After this update was rolled out, we analyzed rider engagement trends across multiple markets using retention datasets. Across the observed markets, the data showed positive retention trends:

  • Average 8-week rider retention improvement ≈ +54%

  • Highest observed improvement ≈ +100%

  • Lowest observed improvement ≈ +11%

While this analysis was not conducted as a controlled experiment, the results suggested that improvements to the loyalty program experience were associated with stronger rider engagement across several regions.Given the scale of Delivery Hero’s marketplace, even modest improvements in rider retention can translate into meaningful impact across millions of deliveries.

Why a deeper redesign was still needed

Despite these positive engagement signals, feedback from regional teams and rider research indicated that the experience still had significant clarity issues.

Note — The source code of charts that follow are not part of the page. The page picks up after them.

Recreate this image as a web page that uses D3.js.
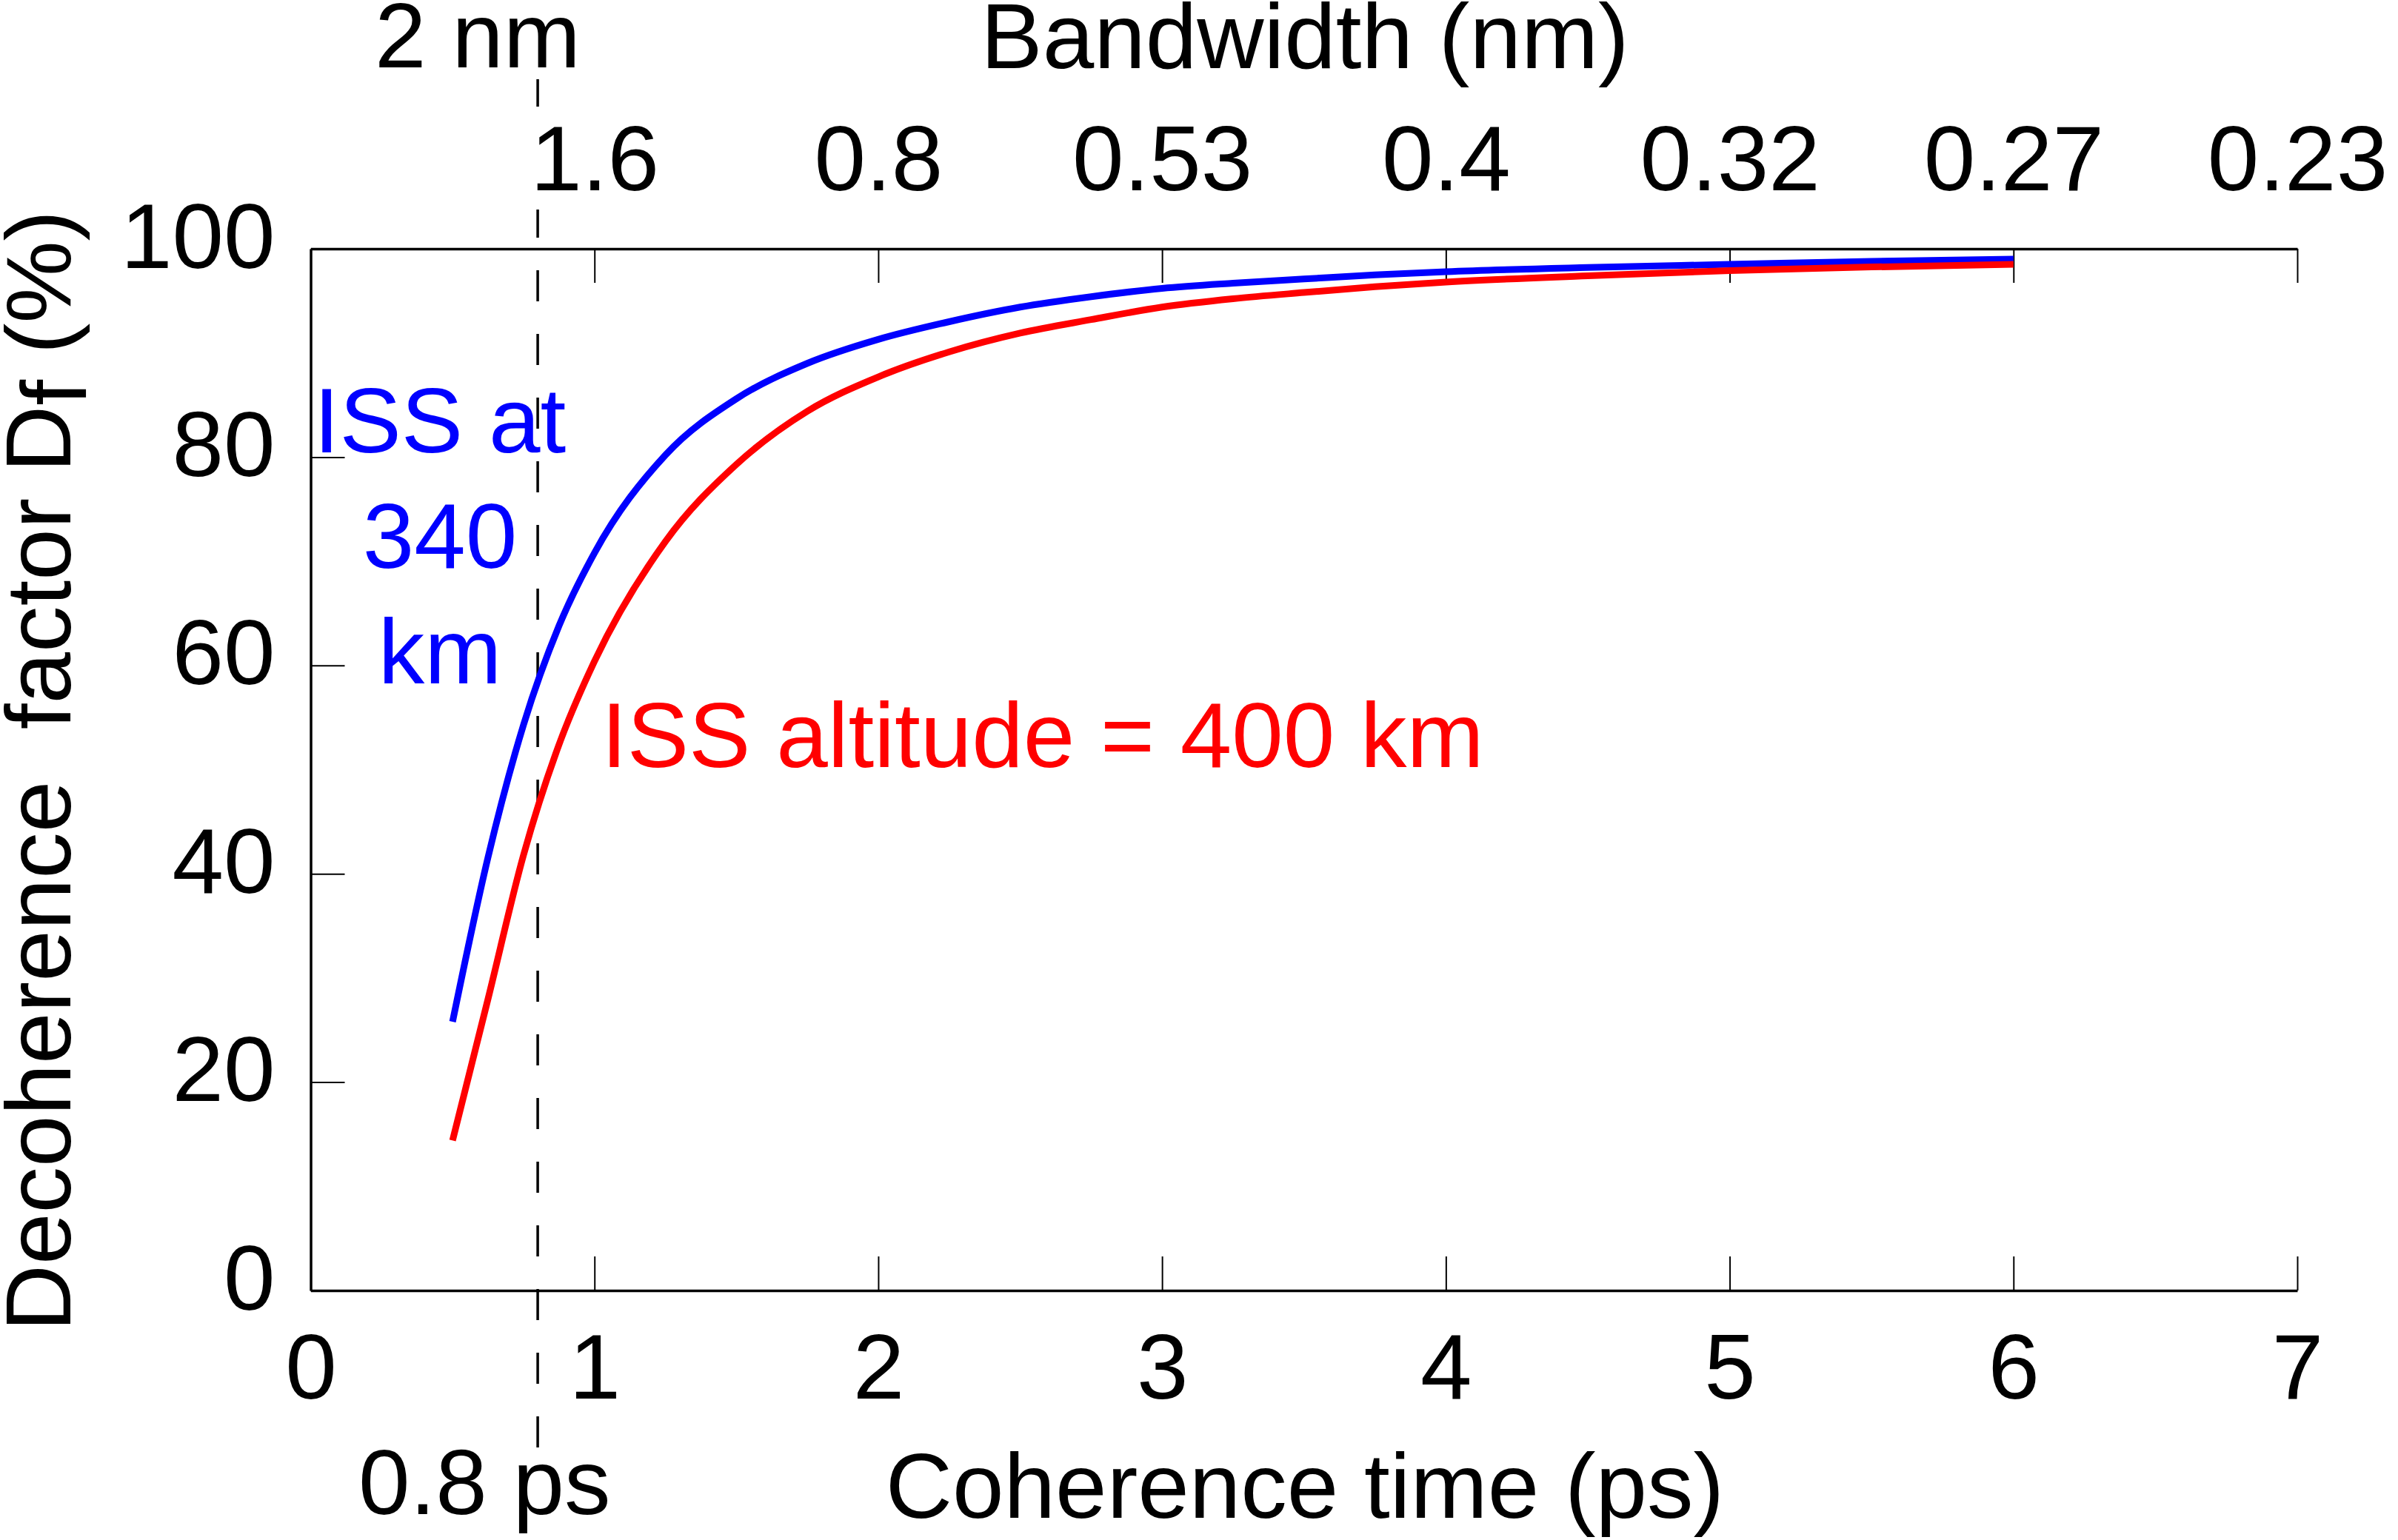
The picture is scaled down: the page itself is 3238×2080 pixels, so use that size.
<!DOCTYPE html>
<html>
<head>
<meta charset="utf-8">
<script src="https://cdn.jsdelivr.net/npm/d3@7"></script>
<style>
  body { margin: 0; background: #fff; }
  svg text { font-family: "Liberation Sans", Arial, sans-serif; }
</style>
</head>
<body>
<svg id="chart" width="3238" height="2080"></svg>
<script>
// coherence time (ps) and decoherence factor (%)
var coherenceTime = [0.5, 0.625, 0.75, 0.875, 1.0, 1.25, 1.5, 1.75, 2.0, 2.25, 2.5, 2.75, 3.0, 3.25, 3.5, 3.75, 4.0, 4.5, 5.0, 5.5, 6.0];
var iss340 = [25.8, 41.6, 54.3, 63.8, 70.8, 80.2, 85.6, 89.0, 91.3, 93.0, 94.4, 95.4, 96.2, 96.7, 97.1, 97.5, 97.8, 98.2, 98.5, 98.8, 99.0];
var iss400 = [14.4, 28.0, 41.8, 52.4, 60.4, 71.9, 79.3, 84.4, 87.7, 90.1, 91.9, 93.2, 94.4, 95.2, 95.8, 96.35, 96.8, 97.4, 97.9, 98.25, 98.5];

var xTicks = [0, 1, 2, 3, 4, 5, 6, 7];
var yTicks = [0, 20, 40, 60, 80, 100];
var bandwidthTicks = [1, 2, 3, 4, 5, 6, 7];
var bandwidthLabels = ["1.6", "0.8", "0.53", "0.4", "0.32", "0.27", "0.23"];
var markerTime = 0.8;

var svg = d3.select("#chart");
var fs = 125;

var x = d3.scaleLinear().domain([0, 7]).range([419.5, 3102]);
var y = d3.scaleLinear().domain([0, 100]).range([1743, 336]);

// dashed marker line at 0.8 ps / 2 nm
svg.append("line")
    .attr("x1", x(markerTime)).attr("x2", x(markerTime))
    .attr("y1", 107).attr("y2", 1955)
    .attr("stroke", "#000")
    .attr("stroke-width", 3.5)
    .attr("stroke-dasharray", "42,44");

function styleAxis(g) {
    g.select(".domain").attr("stroke", "#000").attr("stroke-width", 3.5);
    g.selectAll(".tick line").attr("stroke", "#000").attr("stroke-width", 2);
    g.selectAll(".tick text").attr("fill", "#000")
        .style("font-size", fs + "px")
        .style("font-family", '"Liberation Sans", Arial, sans-serif');
}

var bottomAxis = svg.append("g")
    .attr("transform", "translate(0," + y(0) + ")")
    .call(d3.axisBottom(x).tickValues(xTicks).tickSizeInner(-46).tickSizeOuter(0).tickPadding(57).tickFormat(d3.format("d")))
    .call(styleAxis);

var topAxis = svg.append("g")
    .attr("transform", "translate(0," + y(100) + ")")
    .call(d3.axisTop(x).tickValues(bandwidthTicks).tickSizeInner(-46).tickSizeOuter(0).tickPadding(79)
          .tickFormat(function(d, i) { return bandwidthLabels[i]; }))
    .call(styleAxis);
topAxis.selectAll(".tick text").attr("dy", "0em");

// the first bandwidth label hides the dashes behind it
topAxis.selectAll(".tick").filter(function(d) { return d === 1; })
    .each(function() {
        var t = d3.select(this).select("text"),
            b = t.node().getBBox();
        d3.select(this).insert("rect", "text")
            .attr("x", b.x - 4).attr("y", b.y)
            .attr("width", b.width + 8).attr("height", b.height)
            .attr("fill", "#fff");
    });

var leftAxis = svg.append("g")
    .attr("transform", "translate(" + x(0) + ",0)")
    .call(d3.axisLeft(y).tickValues(yTicks).tickSizeInner(-46).tickSizeOuter(0).tickPadding(48).tickFormat(d3.format("d")))
    .call(styleAxis);
leftAxis.selectAll(".tick text").attr("dy", "0.2em");

// curves
var line = d3.line()
    .x(function(d) { return x(d[0]); })
    .y(function(d) { return y(d[1]); })
    .curve(d3.curveMonotoneX);

svg.append("path")
    .datum(d3.zip(coherenceTime, iss340))
    .attr("d", line)
    .attr("fill", "none")
    .attr("stroke", "#0000ff")
    .attr("stroke-width", 9);

svg.append("path")
    .datum(d3.zip(coherenceTime, iss400))
    .attr("d", line)
    .attr("fill", "none")
    .attr("stroke", "#ff0000")
    .attr("stroke-width", 9);

// titles
svg.append("text")
    .attr("x", 1762).attr("y", 92)
    .attr("text-anchor", "middle")
    .style("font-size", fs + "px")
    .text("Bandwidth (nm)");

svg.append("text")
    .attr("x", 1762).attr("y", 2050)
    .attr("text-anchor", "middle")
    .style("font-size", fs + "px")
    .text("Coherence time (ps)");

var yTitle = svg.append("text")
    .attr("transform", "translate(95,1041) rotate(-90)")
    .attr("text-anchor", "middle")
    .style("font-size", fs + "px")
    .style("white-space", "pre");
yTitle.append("tspan").text("Decoherence\u00a0\u00a0factor D");
yTitle.append("tspan").attr("dy", 21).text("f");
yTitle.append("tspan").attr("dy", -21).text(" (%)");

// marker labels
svg.append("text")
    .attr("x", 784).attr("y", 91)
    .attr("text-anchor", "end")
    .style("font-size", fs + "px")
    .text("2 nm");

svg.append("text")
    .attr("x", 484).attr("y", 2045)
    .style("font-size", fs + "px")
    .text("0.8 ps");

// curve labels
var blueLines = ["ISS at", "340", "km"];
svg.append("g").selectAll("text")
    .data(blueLines)
    .enter().append("text")
    .attr("x", 594)
    .attr("y", function(d, i) { return 611 + i * 156; })
    .attr("text-anchor", "middle")
    .attr("fill", "#0000ff")
    .style("font-size", fs + "px")
    .text(function(d) { return d; });

svg.append("text")
    .attr("x", 812).attr("y", 1036)
    .attr("fill", "#ff0000")
    .style("font-size", fs + "px")
    .text("ISS altitude = 400 km");
</script>
</body>
</html>
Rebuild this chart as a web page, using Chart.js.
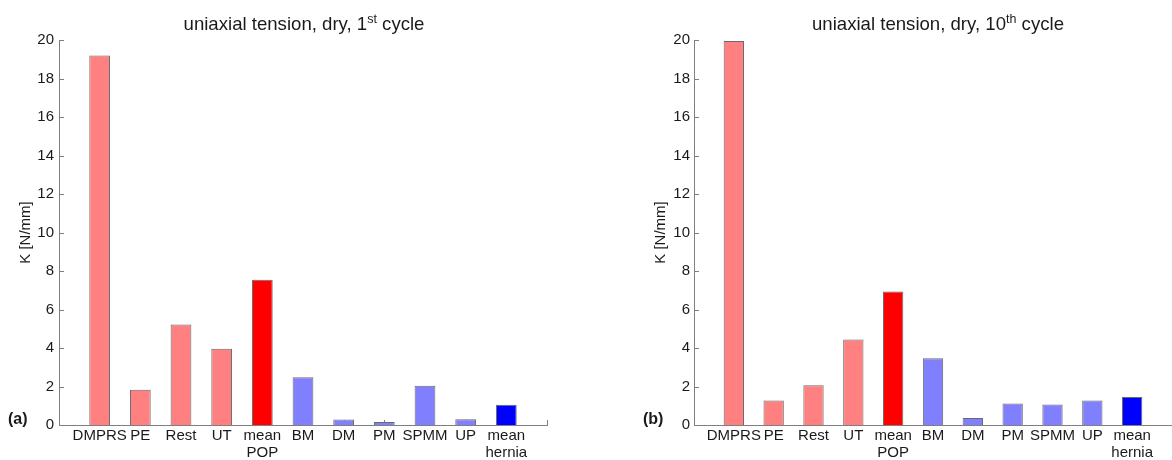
<!DOCTYPE html>
<html>
<head>
<meta charset="utf-8">
<script src="https://cdn.jsdelivr.net/npm/chart.js@4/dist/chart.umd.min.js"></script>
<style>
  html, body { margin: 0; padding: 0; background: #fff; }
  body { width: 1172px; height: 460px; position: relative; overflow: hidden;
         font-family: "Liberation Sans", Arial, Helvetica, sans-serif; color: #1a1a1a; }
  .wrap { position: absolute; top: 0; height: 460px; }
  .title { position: absolute; width: 400px; text-align: center; font-size: 18.6px; line-height: 20px; white-space: nowrap; }
  .title sup { font-size: 12.5px; vertical-align: baseline; position: relative; top: -7px; line-height: 0; }
  .panel { position: absolute; font-size: 16px; font-weight: bold; line-height: 16px; }
</style>
</head>
<body>
<div class="wrap" style="left:0;width:590px;"><canvas id="c1"></canvas></div>
<div class="wrap" style="left:600px;width:572px;"><canvas id="c2"></canvas></div>
<div class="title" style="left:104px;top:14px;">uniaxial tension, dry, 1<sup>st</sup> cycle</div>
<div class="title" style="left:738px;top:14px;">uniaxial tension, dry, 10<sup>th</sup> cycle</div>
<div class="panel" style="left:8px;top:411px;">(a)</div>
<div class="panel" style="left:643px;top:411px;">(b)</div>
<script>
// ---- data ----
const categories = ['DMPRS', 'PE', 'Rest', 'UT', ['mean', 'POP'], 'BM', 'DM', 'PM', 'SPMM', 'UP', ['mean', 'hernia']];
const cycle1  = [19.2, 1.83, 5.22, 3.96, 7.55, 2.48, 0.29, 0.15, 2.04, 0.30, 1.05];
const cycle10 = [19.95, 1.27, 2.07, 4.44, 6.94, 3.47, 0.37, 1.12, 1.06, 1.27, 1.46];
const barColors = ['#ff8080', '#ff8080', '#ff8080', '#ff8080', '#ff0000',
                   '#8080ff', '#8080ff', '#8080ff', '#8080ff', '#8080ff', '#0000ff'];
const yTicks = [0, 2, 4, 6, 8, 10, 12, 14, 16, 18, 20];
const yTitle = 'K [N/mm]';

const FONT = '"Liberation Sans", Arial, Helvetica, sans-serif';
const TXT = '#1a1a1a';
const AXIS = '#7f7f7f';

// inward tick marks (MATLAB style)
const inwardTicks = {
  id: 'inwardTicks',
  beforeDatasetsDraw(chart) {
    const {ctx, chartArea, scales: {x, y}} = chart;
    ctx.save();
    ctx.strokeStyle = AXIS;
    ctx.lineWidth = 1;
    ctx.beginPath();
    yTicks.forEach(v => {
      const py = Math.round(y.getPixelForValue(v)) + 0.5;
      ctx.moveTo(chartArea.left, py);
      ctx.lineTo(chartArea.left + 5, py);
    });
    for (let i = 1; i <= categories.length + 1; i++) {
      const px = Math.round(x.getPixelForValue(i)) + 0.5;
      ctx.moveTo(px, chartArea.bottom);
      ctx.lineTo(px, chartArea.bottom - 5);
    }
    ctx.stroke();
    ctx.restore();
  }
};

function makeChart(id, values, opts) {
  const data = values.map((v, i) => ({x: i + 1, y: v}));
  return new Chart(document.getElementById(id), {
    type: 'bar',
    data: {
      datasets: [{
        data: data,
        backgroundColor: barColors,
        borderColor: '#6a6a6a',
        borderWidth: 1,
        barPercentage: 0.51,
        categoryPercentage: 1.0
      }]
    },
    plugins: [inwardTicks],
    options: {
      responsive: true,
      maintainAspectRatio: false,
      animation: false,
      layout: { padding: { top: 40, right: opts.padRight, left: 0, bottom: 0 } },
      plugins: { legend: { display: false }, tooltip: { enabled: false }, title: { display: false } },
      scales: {
        x: {
          type: 'linear',
          min: 0, max: 12,
          offset: false,
          grid: { display: false, drawTicks: false, offset: false },
          border: { display: true, color: AXIS, width: 1 },
          afterFit: s => { s.height = 35; },
          afterBuildTicks: s => { s.ticks = categories.map((c, i) => ({value: i + 1})); },
          ticks: {
            autoSkip: false, maxRotation: 0, minRotation: 0,
            padding: 3,
            color: TXT,
            font: { family: FONT, size: 15, lineHeight: 1.107 },
            callback: v => categories[v - 1]
          }
        },
        y: {
          min: 0, max: 20,
          afterBuildTicks: s => { s.ticks = yTicks.map(v => ({value: v})); },
          afterFit: s => { s.width = opts.yWidth; },
          grid: { display: false, drawTicks: false },
          border: { display: true, color: AXIS, width: 1 },
          ticks: { padding: opts.tickPad, color: TXT, font: { family: FONT, size: 15 } },
          title: {
            display: true, text: yTitle, color: TXT,
            font: { family: FONT, size: 15 },
            padding: { top: opts.titlePad, bottom: 0 }
          }
        }
      }
    }
  });
}

makeChart('c1', cycle1, { padRight: 43, yWidth: 59, tickPad: 5, titlePad: 16.5 });
makeChart('c2', cycle10, { padRight: 0, yWidth: 94, tickPad: 4, titlePad: 51.5 });
</script>
</body>
</html>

Riders were able to interact with the loyalty program, but often struggled to quickly understand:

  • which benefits were active

  • which rewards required claiming

  • how tiers related to benefits

  • how benefit validity related to loyalty cycle dates


This meant that while the program was functioning, the motivational loop of the loyalty system was not as strong as it could be. The redesign presented in this case study focused on addressing these structural clarity issues.

The final redesign

The redesigned loyalty experience has now been implemented and rolled out by engineering. The new design improves:

  • Visibility of rider progression

  • Clarity of tier structure

  • Discoverability of benefits

  • Understanding of benefit states and validity

Because the redesign has only recently been implemented, long-term behavioral impact is still being evaluated. However, the new structure aims to strengthen the core loyalty loop by making the system easier for riders to understand and engage with.